■ DATASET CONTENT:
________
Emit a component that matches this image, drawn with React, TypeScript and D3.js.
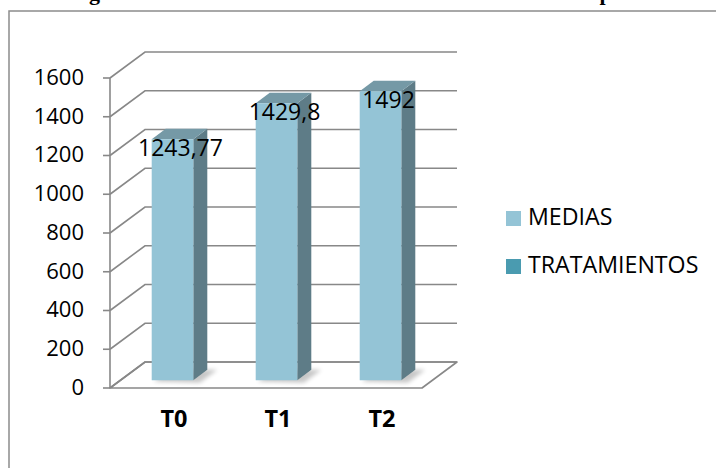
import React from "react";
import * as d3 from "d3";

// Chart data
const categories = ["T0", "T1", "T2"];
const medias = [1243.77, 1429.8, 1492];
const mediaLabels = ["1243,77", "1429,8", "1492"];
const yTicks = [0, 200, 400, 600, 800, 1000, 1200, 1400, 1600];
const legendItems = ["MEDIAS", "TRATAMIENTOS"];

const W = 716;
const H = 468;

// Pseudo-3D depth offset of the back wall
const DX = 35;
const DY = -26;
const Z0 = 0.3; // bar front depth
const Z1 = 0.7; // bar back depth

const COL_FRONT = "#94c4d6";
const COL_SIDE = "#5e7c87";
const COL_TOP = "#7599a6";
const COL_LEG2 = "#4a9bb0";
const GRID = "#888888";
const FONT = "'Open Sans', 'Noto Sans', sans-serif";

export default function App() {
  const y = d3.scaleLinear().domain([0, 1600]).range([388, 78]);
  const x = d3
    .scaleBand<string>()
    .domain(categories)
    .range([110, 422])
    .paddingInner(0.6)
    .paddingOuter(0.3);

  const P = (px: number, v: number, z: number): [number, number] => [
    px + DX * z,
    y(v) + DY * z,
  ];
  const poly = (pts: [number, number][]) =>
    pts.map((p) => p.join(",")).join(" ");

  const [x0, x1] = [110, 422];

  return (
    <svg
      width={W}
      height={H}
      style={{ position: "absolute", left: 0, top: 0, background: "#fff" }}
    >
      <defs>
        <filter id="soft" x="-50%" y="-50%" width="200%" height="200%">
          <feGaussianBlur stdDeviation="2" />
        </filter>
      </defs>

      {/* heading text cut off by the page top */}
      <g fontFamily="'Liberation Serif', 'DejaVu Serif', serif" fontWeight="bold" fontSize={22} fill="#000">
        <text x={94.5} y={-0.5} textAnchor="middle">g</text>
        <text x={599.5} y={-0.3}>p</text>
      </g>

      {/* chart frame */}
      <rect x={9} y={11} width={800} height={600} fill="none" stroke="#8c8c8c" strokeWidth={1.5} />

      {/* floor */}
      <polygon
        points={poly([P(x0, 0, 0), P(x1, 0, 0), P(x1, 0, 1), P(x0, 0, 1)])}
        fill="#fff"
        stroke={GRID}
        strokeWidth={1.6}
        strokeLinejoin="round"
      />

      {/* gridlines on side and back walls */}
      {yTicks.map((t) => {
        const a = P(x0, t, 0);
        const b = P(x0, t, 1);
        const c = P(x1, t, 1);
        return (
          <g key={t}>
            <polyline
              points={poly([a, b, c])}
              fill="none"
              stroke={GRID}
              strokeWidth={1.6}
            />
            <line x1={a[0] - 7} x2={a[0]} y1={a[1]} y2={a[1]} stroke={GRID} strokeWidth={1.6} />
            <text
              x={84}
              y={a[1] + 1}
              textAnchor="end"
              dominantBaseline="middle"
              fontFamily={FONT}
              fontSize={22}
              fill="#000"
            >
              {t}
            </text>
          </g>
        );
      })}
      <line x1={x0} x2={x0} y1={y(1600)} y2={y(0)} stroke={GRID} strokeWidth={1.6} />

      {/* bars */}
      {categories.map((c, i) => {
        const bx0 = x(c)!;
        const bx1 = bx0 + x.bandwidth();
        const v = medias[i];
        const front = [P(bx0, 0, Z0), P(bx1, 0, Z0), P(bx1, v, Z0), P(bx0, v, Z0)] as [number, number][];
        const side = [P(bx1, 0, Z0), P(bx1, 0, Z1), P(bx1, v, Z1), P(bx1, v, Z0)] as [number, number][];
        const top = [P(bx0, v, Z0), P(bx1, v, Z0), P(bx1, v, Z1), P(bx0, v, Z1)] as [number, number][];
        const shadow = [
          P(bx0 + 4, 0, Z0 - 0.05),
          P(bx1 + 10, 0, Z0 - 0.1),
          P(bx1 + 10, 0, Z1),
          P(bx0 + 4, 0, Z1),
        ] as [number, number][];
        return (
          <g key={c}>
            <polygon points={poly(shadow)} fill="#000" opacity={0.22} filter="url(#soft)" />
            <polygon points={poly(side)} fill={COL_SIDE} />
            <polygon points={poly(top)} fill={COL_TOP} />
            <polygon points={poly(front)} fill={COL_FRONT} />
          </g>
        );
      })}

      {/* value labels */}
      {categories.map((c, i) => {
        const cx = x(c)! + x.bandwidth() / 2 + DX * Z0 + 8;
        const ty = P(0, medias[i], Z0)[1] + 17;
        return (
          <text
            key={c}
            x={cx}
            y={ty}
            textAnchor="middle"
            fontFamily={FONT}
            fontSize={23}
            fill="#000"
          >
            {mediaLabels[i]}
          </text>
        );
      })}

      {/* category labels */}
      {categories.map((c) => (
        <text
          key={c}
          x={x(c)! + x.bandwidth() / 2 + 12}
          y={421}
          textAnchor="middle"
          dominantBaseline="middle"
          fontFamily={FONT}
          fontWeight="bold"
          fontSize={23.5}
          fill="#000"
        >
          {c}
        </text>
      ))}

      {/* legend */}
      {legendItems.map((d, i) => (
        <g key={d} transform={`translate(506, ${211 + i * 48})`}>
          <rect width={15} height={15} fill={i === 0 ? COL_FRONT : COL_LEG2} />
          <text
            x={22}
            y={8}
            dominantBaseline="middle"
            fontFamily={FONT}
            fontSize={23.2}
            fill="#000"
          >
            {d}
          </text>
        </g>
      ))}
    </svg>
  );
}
________
■ DESCRIPTION OF THE TASK: Copy the material shown above in full and exactly. Skip the pictures.

■ THE RESPONSE:
Emit a component that matches this image, drawn with React, TypeScript and D3.js.
import React from "react";
import * as d3 from "d3";

// Chart data
const categories = ["T0", "T1", "T2"];
const medias = [1243.77, 1429.8, 1492];
const mediaLabels = ["1243,77", "1429,8", "1492"];
const yTicks = [0, 200, 400, 600, 800, 1000, 1200, 1400, 1600];
const legendItems = ["MEDIAS", "TRATAMIENTOS"];

const W = 716;
const H = 468;

// Pseudo-3D depth offset of the back wall
const DX = 35;
const DY = -26;
const Z0 = 0.3; // bar front depth
const Z1 = 0.7; // bar back depth

const COL_FRONT = "#94c4d6";
const COL_SIDE = "#5e7c87";
const COL_TOP = "#7599a6";
const COL_LEG2 = "#4a9bb0";
const GRID = "#888888";
const FONT = "'Open Sans', 'Noto Sans', sans-serif";

export default function App() {
  const y = d3.scaleLinear().domain([0, 1600]).range([388, 78]);
  const x = d3
    .scaleBand<string>()
    .domain(categories)
    .range([110, 422])
    .paddingInner(0.6)
    .paddingOuter(0.3);

  const P = (px: number, v: number, z: number): [number, number] => [
    px + DX * z,
    y(v) + DY * z,
  ];
  const poly = (pts: [number, number][]) =>
    pts.map((p) => p.join(",")).join(" ");

  const [x0, x1] = [110, 422];

  return (
    <svg
      width={W}
      height={H}
      style={{ position: "absolute", left: 0, top: 0, background: "#fff" }}
    >
      <defs>
        <filter id="soft" x="-50%" y="-50%" width="200%" height="200%">
          <feGaussianBlur stdDeviation="2" />
        </filter>
      </defs>

      {/* heading text cut off by the page top */}
      <g fontFamily="'Liberation Serif', 'DejaVu Serif', serif" fontWeight="bold" fontSize={22} fill="#000">
        <text x={94.5} y={-0.5} textAnchor="middle">g</text>
        <text x={599.5} y={-0.3}>p</text>
      </g>

      {/* chart frame */}
      <rect x={9} y={11} width={800} height={600} fill="none" stroke="#8c8c8c" strokeWidth={1.5} />

      {/* floor */}
      <polygon
        points={poly([P(x0, 0, 0), P(x1, 0, 0), P(x1, 0, 1), P(x0, 0, 1)])}
        fill="#fff"
        stroke={GRID}
        strokeWidth={1.6}
        strokeLinejoin="round"
      />

      {/* gridlines on side and back walls */}
      {yTicks.map((t) => {
        const a = P(x0, t, 0);
        const b = P(x0, t, 1);
        const c = P(x1, t, 1);
        return (
          <g key={t}>
            <polyline
              points={poly([a, b, c])}
              fill="none"
              stroke={GRID}
              strokeWidth={1.6}
            />
            <line x1={a[0] - 7} x2={a[0]} y1={a[1]} y2={a[1]} stroke={GRID} strokeWidth={1.6} />
            <text
              x={84}
              y={a[1] + 1}
              textAnchor="end"
              dominantBaseline="middle"
              fontFamily={FONT}
              fontSize={22}
              fill="#000"
            >
              {t}
            </text>
          </g>
        );
      })}
      <line x1={x0} x2={x0} y1={y(1600)} y2={y(0)} stroke={GRID} strokeWidth={1.6} />

      {/* bars */}
      {categories.map((c, i) => {
        const bx0 = x(c)!;
        const bx1 = bx0 + x.bandwidth();
        const v = medias[i];
        const front = [P(bx0, 0, Z0), P(bx1, 0, Z0), P(bx1, v, Z0), P(bx0, v, Z0)] as [number, number][];
        const side = [P(bx1, 0, Z0), P(bx1, 0, Z1), P(bx1, v, Z1), P(bx1, v, Z0)] as [number, number][];
        const top = [P(bx0, v, Z0), P(bx1, v, Z0), P(bx1, v, Z1), P(bx0, v, Z1)] as [number, number][];
        const shadow = [
          P(bx0 + 4, 0, Z0 - 0.05),
          P(bx1 + 10, 0, Z0 - 0.1),
          P(bx1 + 10, 0, Z1),
          P(bx0 + 4, 0, Z1),
        ] as [number, number][];
        return (
          <g key={c}>
            <polygon points={poly(shadow)} fill="#000" opacity={0.22} filter="url(#soft)" />
            <polygon points={poly(side)} fill={COL_SIDE} />
            <polygon points={poly(top)} fill={COL_TOP} />
            <polygon points={poly(front)} fill={COL_FRONT} />
          </g>
        );
      })}

      {/* value labels */}
      {categories.map((c, i) => {
        const cx = x(c)! + x.bandwidth() / 2 + DX * Z0 + 8;
        const ty = P(0, medias[i], Z0)[1] + 17;
        return (
          <text
            key={c}
            x={cx}
            y={ty}
            textAnchor="middle"
            fontFamily={FONT}
            fontSize={23}
            fill="#000"
          >
            {mediaLabels[i]}
          </text>
        );
      })}

      {/* category labels */}
      {categories.map((c) => (
        <text
          key={c}
          x={x(c)! + x.bandwidth() / 2 + 12}
          y={421}
          textAnchor="middle"
          dominantBaseline="middle"
          fontFamily={FONT}
          fontWeight="bold"
          fontSize={23.5}
          fill="#000"
        >
          {c}
        </text>
      ))}

      {/* legend */}
      {legendItems.map((d, i) => (
        <g key={d} transform={`translate(506, ${211 + i * 48})`}>
          <rect width={15} height={15} fill={i === 0 ? COL_FRONT : COL_LEG2} />
          <text
            x={22}
            y={8}
            dominantBaseline="middle"
            fontFamily={FONT}
            fontSize={23.2}
            fill="#000"
          >
            {d}
          </text>
        </g>
      ))}
    </svg>
  );
}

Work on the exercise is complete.